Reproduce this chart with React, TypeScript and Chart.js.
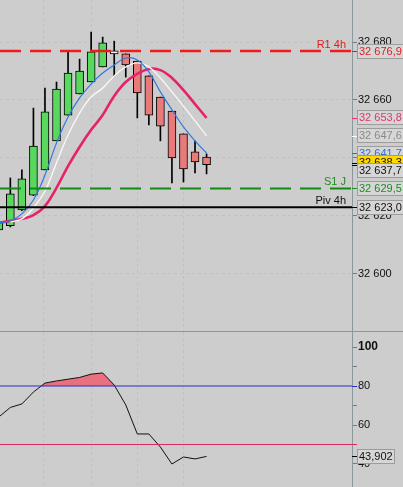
import React, { useEffect, useRef } from 'react';
import { Chart, registerables } from 'chart.js';

Chart.register(...registerables);

// ---------------- data ----------------
const candleIndex = [0, 1, 2, 3, 4, 5, 6, 7, 8, 9, 10, 11, 12, 13, 14, 15, 16, 17, 18];
const opens = [32615.2, 32616.6, 32622.1, 32627.2, 32635.9, 32645.9, 32654.8, 32662.1, 32666.2, 32671.4, 32675.9, 32675.9, 32673.4, 32668.3, 32661.0, 32656.2, 32648.3, 32642.1, 32640.3];
const highs = [32618.5, 32633.1, 32635.9, 32657.2, 32664.1, 32666.2, 32676.6, 32674.1, 32683.4, 32681.7, 32680.3, 32675.9, 32673.4, 32668.3, 32661.0, 32656.2, 32648.3, 32645.9, 32641.4];
const lows = [32614.5, 32616.2, 32621.8, 32627.0, 32635.9, 32645.9, 32654.8, 32662.1, 32666.2, 32671.4, 32668.3, 32667.9, 32653.8, 32651.4, 32645.9, 32631.4, 32631.7, 32634.8, 32634.5];
const closes = [32617.9, 32627.6, 32632.8, 32644.1, 32655.9, 32663.8, 32669.3, 32670.0, 32676.6, 32679.7, 32675.9, 32672.1, 32662.4, 32654.8, 32651.0, 32640.0, 32636.2, 32638.6, 32637.7];

const maFast = [32617.6, 32618.3, 32620.7, 32625.5, 32634.1, 32645.2, 32654.1, 32660.7, 32665.5, 32669.3, 32672.1, 32674.5, 32673.8, 32669.7, 32662.8, 32656.6, 32650.7, 32645.9, 32641.7];
const maMid = [null, 32617.9, 32619.0, 32622.8, 32628.6, 32638.3, 32647.9, 32655.5, 32661.0, 32664.1, 32668.3, 32671.4, 32672.8, 32671.4, 32667.6, 32662.8, 32657.9, 32652.8, 32647.6];
const maSlow = [32617.6, 32618.3, 32619.0, 32620.3, 32623.4, 32629.7, 32637.2, 32643.8, 32649.7, 32654.8, 32661.4, 32666.2, 32669.0, 32670.7, 32670.3, 32667.6, 32663.4, 32658.6, 32653.8];

const oscillator = [64.1, 69.0, 70.8, 76.9, 81.5, 82.6, 83.5, 84.4, 86.1, 86.7, 80.5, 70.3, 55.4, 55.4, 48.7, 40.0, 43.6, 42.6, 43.902];

const priceTicks = [32600, 32620, 32640, 32660, 32680];
const oscTicks = [40, 50, 60, 70, 80, 90, 100];
const oscLabelTicks = [40, 60, 80, 100];
const sessionGrid = [3.85, 8.05, 12.05, 16.0];

const r1Level = 32676.9;
const s1Level = 32629.5;
const pivLevel = 32623.0;
const refPrice = 32638.3;
const oscHigh = 80;
const oscLow = 50;

// ---------------- style ----------------
const BG = '#cdcdcd';
const AXIS = '#8a989c';
const GRID = 'rgba(160,160,160,0.28)';
const FONT = '"Liberation Sans", Arial, Helvetica, sans-serif';
const UP = '#58d85c';
const DOWN = '#e87a7a';
const DOJI = '#f2f2f2';
const BOX_FILL = '#d6d6d6';
const BOX_BORDER = '#9c9c9c';

const X_MIN = 0.104;
const X_MAX = 30.6;
const AXIS_W = 51;

const fmt = (v: number, dec: number) => {
  const s = v.toFixed(dec);
  const [ip, dp] = s.split('.');
  const g = ip.replace(/\B(?=(\d{3})+(?!\d))/g, ' ');
  return dp ? `${g},${dp}` : g;
};

const last = candleIndex.length - 1;

const priceBoxes = [
  { value: r1Level, text: '#e01c1c', fill: BOX_FILL, mark: '#e01c1c' },
  { value: maSlow[last] as number, text: '#e0356e', fill: BOX_FILL, mark: '#e0356e' },
  { value: maMid[last] as number, text: '#8a8a8a', fill: BOX_FILL, mark: '#ffffff' },
  { value: maFast[last] as number, text: '#2b6fd8', fill: BOX_FILL, mark: '#2b6fd8' },
  { value: refPrice, text: '#111111', fill: '#ffd800', mark: '#000000' },
  { value: closes[last], text: '#111111', fill: BOX_FILL, mark: '#000000' },
  { value: s1Level, text: '#1f8a1f', fill: BOX_FILL, mark: '#1f8a1f' },
  { value: pivLevel, text: '#111111', fill: BOX_FILL, mark: '#000000' },
];

const lineLabels = [
  { value: r1Level, text: 'R1 4h', color: '#e01c1c' },
  { value: s1Level, text: 'S1 J', color: '#1f8a1f' },
  { value: pivLevel, text: 'Piv 4h', color: '#111111' },
];

const xScaleOptions = () => ({
  type: 'linear' as const,
  min: X_MIN,
  max: X_MAX,
  offset: false,
  afterBuildTicks: (s: any) => {
    s.ticks = sessionGrid.map((v) => ({ value: v }));
  },
  afterFit: (s: any) => {
    s.height = 0;
    s.paddingLeft = 0;
    s.paddingRight = 0;
  },
  ticks: { display: false },
  grid: { color: GRID, lineWidth: 1, drawTicks: false, offset: false },
  border: { display: false, dash: [3, 3] },
});

const levelLine = (value: number, color: string, width: number, dash: number[]) => ({
  type: 'line' as const,
  data: [
    { x: X_MIN, y: value },
    { x: X_MAX, y: value },
  ],
  borderColor: color,
  borderWidth: width,
  borderDash: dash,
  pointRadius: 0,
  fill: false,
  order: 0,
});

export default function App() {
  const topRef = useRef<HTMLCanvasElement>(null);
  const botRef = useRef<HTMLCanvasElement>(null);

  useEffect(() => {
    document.body.style.margin = '0';
    document.body.style.background = BG;

    const candleColors = candleIndex.map((i) =>
      closes[i] > opens[i] ? UP : closes[i] < opens[i] ? DOWN : DOJI
    );

    const topPlugin = {
      id: 'topOverlay',
      afterDraw(chart: any) {
        const ctx = chart.ctx as CanvasRenderingContext2D;
        const ys = chart.scales.y;
        const area = chart.chartArea;
        ctx.save();
        ctx.font = `11px ${FONT}`;
        ctx.textAlign = 'right';
        ctx.textBaseline = 'alphabetic';
        lineLabels.forEach((l) => {
          ctx.fillStyle = l.color;
          ctx.fillText(l.text, area.right - 6, ys.getPixelForValue(l.value) - 3);
        });
        const H = 15;
        const left = area.right + 5;
        let prevCenter = -Infinity;
        ctx.textAlign = 'left';
        ctx.textBaseline = 'middle';
        priceBoxes.forEach((b) => {
          const py = ys.getPixelForValue(b.value);
          ctx.strokeStyle = b.mark;
          ctx.lineWidth = 1;
          ctx.beginPath();
          ctx.moveTo(area.right, Math.round(py) + 0.5);
          ctx.lineTo(area.right + 5, Math.round(py) + 0.5);
          ctx.stroke();
          const top = Math.round(Math.max(py - H / 2, prevCenter));
          ctx.fillStyle = b.fill;
          ctx.fillRect(left, top, 60, H);
          ctx.strokeStyle = BOX_BORDER;
          ctx.strokeRect(left + 0.5, top + 0.5, 60, H - 1);
          ctx.fillStyle = b.text;
          ctx.fillText(fmt(b.value, 1), left + 2, top + H / 2 + 0.5);
          prevCenter = top + H / 2;
        });
        ctx.restore();
      },
    };

    const botPlugin = {
      id: 'botOverlay',
      afterDraw(chart: any) {
        const ctx = chart.ctx as CanvasRenderingContext2D;
        const ys = chart.scales.y;
        const area = chart.chartArea;
        ctx.save();
        const marks = [
          { v: oscHigh, c: '#2a2ac8' },
          { v: oscLow, c: '#d62a60' },
        ];
        marks.forEach((m) => {
          const py = Math.round(ys.getPixelForValue(m.v)) + 0.5;
          ctx.strokeStyle = m.c;
          ctx.lineWidth = 1;
          ctx.beginPath();
          ctx.moveTo(area.right, py);
          ctx.lineTo(area.right + 5, py);
          ctx.stroke();
        });
        const v = oscillator[last];
        const py = ys.getPixelForValue(v);
        ctx.strokeStyle = '#000';
        ctx.beginPath();
        ctx.moveTo(area.right, Math.round(py) + 0.5);
        ctx.lineTo(area.right + 5, Math.round(py) + 0.5);
        ctx.stroke();
        ctx.font = `11px ${FONT}`;
        const txt = fmt(v, 3);
        const w = Math.ceil(ctx.measureText(txt).width) + 4;
        const H = 15;
        const left = area.right + 5;
        const top = Math.round(py - H / 2);
        ctx.fillStyle = BOX_FILL;
        ctx.fillRect(left, top, w, H);
        ctx.strokeStyle = BOX_BORDER;
        ctx.strokeRect(left + 0.5, top + 0.5, w - 1, H - 1);
        ctx.fillStyle = '#111';
        ctx.textAlign = 'left';
        ctx.textBaseline = 'middle';
        ctx.fillText(txt, left + 2, top + H / 2 + 0.5);
        ctx.restore();
      },
    };

    const top = new Chart(topRef.current as HTMLCanvasElement, {
      type: 'bar',
      data: {
        datasets: [
          levelLine(r1Level, '#ee1c1c', 2.5, [21, 9]),
          levelLine(s1Level, '#138a13', 2, [21, 9]),
          levelLine(pivLevel, '#000000', 2, []),
          {
            type: 'line',
            data: candleIndex.map((i) => ({ x: i, y: maFast[i] })),
            borderColor: '#3079e0',
            borderWidth: 1.2,
            pointRadius: 0,
            tension: 0.4,
            fill: false,
            order: 1,
          },
          {
            type: 'line',
            data: candleIndex.map((i) => ({ x: i, y: maMid[i] })),
            borderColor: '#f6f6f6',
            borderWidth: 1.4,
            pointRadius: 0,
            tension: 0.4,
            fill: false,
            order: 2,
          },
          {
            type: 'line',
            data: candleIndex.map((i) => ({ x: i, y: maSlow[i] })),
            borderColor: '#e6226a',
            borderWidth: 2.6,
            pointRadius: 0,
            tension: 0.4,
            fill: false,
            order: 3,
          },
          {
            type: 'bar',
            data: candleIndex.map((i) => ({ x: i, y: [opens[i], closes[i]] })),
            backgroundColor: candleColors,
            borderColor: '#000000',
            borderWidth: 1,
            borderSkipped: false,
            barThickness: 8,
            minBarLength: 3,
            grouped: false,
            order: 5,
          },
          {
            type: 'bar',
            data: candleIndex.map((i) => ({ x: i, y: [lows[i], highs[i]] })),
            backgroundColor: '#000000',
            borderWidth: 0,
            barThickness: 1,
            grouped: false,
            order: 6,
          },
        ] as any,
      },
      options: {
        responsive: false,
        devicePixelRatio: 1,
        animation: false,
        layout: { padding: 0 },
        plugins: { legend: { display: false }, tooltip: { enabled: false } },
        scales: {
          x: xScaleOptions() as any,
          y: {
            type: 'linear',
            position: 'right',
            min: 32580.3,
            max: 32694.5,
            afterBuildTicks: (s: any) => {
              s.ticks = priceTicks.map((v) => ({ value: v }));
            },
            afterFit: (s: any) => {
              s.width = AXIS_W;
              s.paddingTop = 0;
              s.paddingBottom = 0;
            },
            ticks: {
              color: '#111111',
              font: { family: FONT, size: 11 },
              padding: 1,
              callback: (v: any) => fmt(Number(v), 0),
            },
            grid: { color: GRID, lineWidth: 1, tickColor: '#6f7c80', tickLength: 5, drawTicks: true },
            border: { display: true, color: AXIS, width: 1, dash: [3, 3] },
          } as any,
        },
      },
      plugins: [topPlugin],
    });

    const bot = new Chart(botRef.current as HTMLCanvasElement, {
      type: 'line',
      data: {
        datasets: [
          levelLine(oscHigh, '#2a2ac8', 1, []),
          levelLine(oscLow, '#d62a60', 1, []),
          {
            type: 'line',
            data: candleIndex.map((i) => ({ x: i, y: oscillator[i] })),
            borderColor: '#111111',
            borderWidth: 1,
            pointRadius: 0,
            tension: 0,
            fill: { target: { value: oscHigh }, above: '#e8707f', below: 'rgba(0,0,0,0)' },
            order: 1,
          },
        ] as any,
      },
      options: {
        responsive: false,
        devicePixelRatio: 1,
        animation: false,
        layout: { padding: 0 },
        plugins: { legend: { display: false }, tooltip: { enabled: false } },
        scales: {
          x: xScaleOptions() as any,
          y: {
            type: 'linear',
            position: 'right',
            min: 28.2,
            max: 107.7,
            afterBuildTicks: (s: any) => {
              s.ticks = oscTicks.map((v) => ({ value: v }));
            },
            afterFit: (s: any) => {
              s.width = AXIS_W;
              s.paddingTop = 0;
              s.paddingBottom = 0;
            },
            ticks: {
              color: '#111111',
              padding: 1,
              font: (ctx: any) =>
                ctx.tick && ctx.tick.value === 100
                  ? { family: FONT, size: 12, weight: 'bold' }
                  : { family: FONT, size: 11 },
              callback: (v: any) => (oscLabelTicks.includes(Number(v)) ? String(v) : ''),
            },
            grid: { drawOnChartArea: false, tickColor: '#6f7c80', tickLength: 5, drawTicks: true },
            border: { display: true, color: AXIS, width: 1 },
          } as any,
        },
      },
      plugins: [botPlugin],
    });

    return () => {
      top.destroy();
      bot.destroy();
    };
  }, []);

  return (
    <div style={{ width: 403, height: 487, background: BG, overflow: 'hidden' }}>
      <canvas ref={topRef} width={403} height={331} style={{ display: 'block' }} />
      <div style={{ height: 1, background: AXIS }} />
      <canvas ref={botRef} width={403} height={155} style={{ display: 'block' }} />
    </div>
  );
}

------------------------------

[WHAT THE EXERCISE ASKS] Repeat only the lines between the start of the data and the line with "Chart.register(...registerables);", including those two lines, and skip the pictures.

[WRITTEN ANSWER]
Reproduce this chart with React, TypeScript and Chart.js.
import React, { useEffect, useRef } from 'react';
import { Chart, registerables } from 'chart.js';

Chart.register(...registerables);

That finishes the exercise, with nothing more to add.